(Bloomberg) — Investors are snapping up shares in the Czech Republic’s biggest power utility, betting a potential win for the billionaire challenger in this week’s election will unlock a lucrative government stock buyout.

Andrej Babis, a former prime minister who heads the populist ANO party, has made acquiring the remaining 30% of CEZ AS a centerpiece of his economic program.

That’s helped unleash more than a 35% rally this year for a company whose share price has traditionally been stifled by heavy-handed state initiatives and constant battles with minority holders.

The gains are “essentially a bet on the elections,” said Michal Snobr, an energy analyst and an activist shareholder since the early 2000s. There’s still a risk the deal won’t happen, but a state buyout on reasonable terms would be better for investors than “more years of state interventions,” he said in an online debate.

  

The company’s shares are trading close to a 17-year high reached in September. They were down 0.4% at 1,302 koruna on Thursday.

Should Babis fail to return to power after the Oct. 3-4 vote, CEZ’s shares may react “quite negatively,” according to Martin Uher, a trader at KBC Group NV’s Patria Finance brokerage in Prague.

If that happens, “expectations that the state will pay a generous premium could disappear,” he said.

Most Valuable

The rally has lifted CEZ’s market capitalization to the equivalent of $34 billion, making it the most valuable listed company in the European Union’s eastern flank. The purchase of the remaining chunk that the state doesn’t own could cost around 250 billion koruna ($12 billion) and take 12 to 18 months to carry out, a senior ANO party official said in September.

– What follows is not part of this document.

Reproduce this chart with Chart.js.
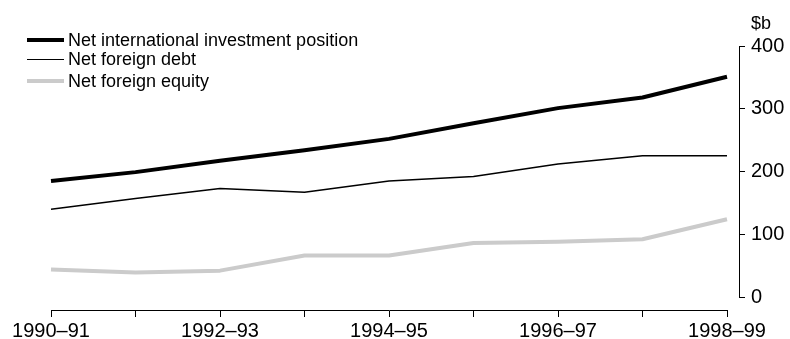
<!DOCTYPE html>
<html>
<head>
<meta charset="utf-8">
<script src="https://cdn.jsdelivr.net/npm/chart.js@4/dist/chart.umd.min.js"></script>
<style>
  html, body { margin: 0; padding: 0; background: #fff; }
  #wrap { position: relative; width: 790px; height: 339px; font-family: "Liberation Sans", Arial, sans-serif; color: #000; }
  #chart { position: absolute; left: 0; top: 0; }
  .legend-row { position: absolute; left: 27px; height: 20px; display: flex; align-items: center; font-size: 18px; white-space: nowrap; transform: translateY(-50%); }
  .legend-row .swatch { width: 37px; margin-right: 4px; }
  #unit { position: absolute; left: 751px; top: 13px; font-size: 18px; }
</style>
</head>
<body>
<div id="wrap">
  <canvas id="chart" width="790" height="339"></canvas>
  <div id="legend"></div>
  <div id="unit">$b</div>
</div>
<script>
// Financial years
const years = ['1990–91', '1991–92', '1992–93', '1993–94', '1994–95',
               '1995–96', '1996–97', '1997–98', '1998–99'];

// $ billion
const netInvestmentPosition = [185, 199, 217, 234, 252, 277, 301, 318, 351];
const netForeignDebt        = [140, 157, 173, 167, 185, 192, 212, 225, 225];
const netForeignEquity      = [44, 39, 42, 66, 66, 86, 88, 92, 124];

// Only every second year is labelled on the axis
const labelledYears = ['1990–91', '1992–93', '1994–95', '1996–97', '1998–99'];

const seriesNames = ['Net international investment position', 'Net foreign debt', 'Net foreign equity'];

const tickFont = { family: '"Liberation Sans", Arial, sans-serif', size: 20 };

const datasets = [
  { label: seriesNames[0], data: netInvestmentPosition, borderColor: '#000000', borderWidth: 4 },
  { label: seriesNames[1], data: netForeignDebt, borderColor: '#000000', borderWidth: 1.5 },
  { label: seriesNames[2], data: netForeignEquity, borderColor: '#cbcbcb', borderWidth: 4 }
].map(d => Object.assign(d, {
  xAxisID: 'x', yAxisID: 'y', fill: false, tension: 0,
  pointRadius: 0, pointHoverRadius: 0, borderJoinStyle: 'round', borderCapStyle: 'butt'
}));

new Chart(document.getElementById('chart'), {
  type: 'line',
  data: { labels: years, datasets },
  options: {
    responsive: false,
    animation: false,
    devicePixelRatio: 1,
    layout: { padding: { left: 51, top: 46, right: 0, bottom: 0 } },
    plugins: { legend: { display: false }, tooltip: { enabled: false } },
    scales: {
      // empty gap between the plot and the year axis
      gapX: {
        axis: 'x', type: 'linear', position: 'bottom', weight: 0,
        ticks: { display: false }, grid: { display: false }, border: { display: false },
        afterFit: s => { s.height = 13; }
      },
      x: {
        type: 'category', position: 'bottom', weight: 1, offset: false,
        grid: { display: true, drawOnChartArea: false, drawTicks: true, tickLength: 7, color: '#000', lineWidth: 1 },
        border: { display: true, color: '#000', width: 1 },
        ticks: {
          autoSkip: false, maxRotation: 0, padding: 2, color: '#000', font: tickFont,
          callback: function (v) {
            const l = this.getLabelForValue(v);
            return labelledYears.includes(l) ? l : '';
          }
        },
        afterFit: s => { s.height = 29; }
      },
      // empty gap between the plot and the value axis
      gapY: {
        axis: 'y', type: 'linear', position: 'right', weight: 0,
        ticks: { display: false }, grid: { display: false }, border: { display: false },
        afterFit: s => { s.width = 12; }
      },
      y: {
        type: 'linear', position: 'right', weight: 1, min: 0, max: 400,
        grid: { display: true, drawOnChartArea: false, drawTicks: true, tickLength: 6, color: '#000', lineWidth: 1 },
        border: { display: true, color: '#000', width: 1 },
        ticks: { stepSize: 100, padding: 6, color: '#000', font: tickFont },
        afterFit: s => { s.width = 51; }
      }
    }
  }
});

// Legend rows (vertical centres in px)
const legendRowCentres = [40, 59, 81];
const legend = document.getElementById('legend');
datasets.forEach((d, i) => {
  const row = document.createElement('div');
  row.className = 'legend-row';
  row.style.top = legendRowCentres[i] + 'px';
  const sw = document.createElement('span');
  sw.className = 'swatch';
  sw.style.height = '0';
  sw.style.borderTop = d.borderWidth + 'px solid ' + d.borderColor;
  const txt = document.createElement('span');
  txt.textContent = d.label;
  row.appendChild(sw);
  row.appendChild(txt);
  legend.appendChild(row);
});
</script>
</body>
</html>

For a successful buyout, the state would have to offer an attractive price that will allow it to clear the 90% ownership threshold needed for a mandatory squeeze-out. That could be a 20% premium over the current price — or more — according to Snobr, citing the ANO party’s estimates. 

To be sure, some analysts suggest the buyout talk could be pre-election posturing and may not materialize at all.

If CEZ were required to fund the buyout from its cashflow, the company would need to reduce its dividend payments — an important source of government revenue — and possibly curb investment plans, Komercni Banka analyst Bohumil Trampota said. He’s had a hold recommendation and a target price of 923 koruna for the shares for almost a year.

And CEZ’s departure from the Prague Stock Exchange would be a major blow for a bourse that’s seen a string of high-profile delistings in the past few years, Trampota added.

  

“We expect the buyout rhetoric to ease after the elections and see a potentially weaker period for the company’s shares,” Petr Bartek and Jan Bystricky, equity analysts at Erste Group Bank AG, wrote in a report.

It’s hard to escape the presence of CEZ: the dominant power company operates nuclear reactors, gas and coal power stations as well as distribution networks delivering electricity and natural gas to over 3.5 million clients, including households, small businesses and big enterprises.

Over the years CEZ has faced the risk of being saddled with funding more nuclear reactors, a legislative proposal threatening to weaken ownership rights for smaller shareholders and a windfall tax crimping dividends.

While the outlook for the energy industry is positive, small shareholders and the state will always have a problematic relationship at CEZ should the buyout fail to happen, according to Snobr.

“I’m not naive to think that the windfall tax was the last political interference,” he said. “State efforts to intervene in energy, or control it, will only grow.”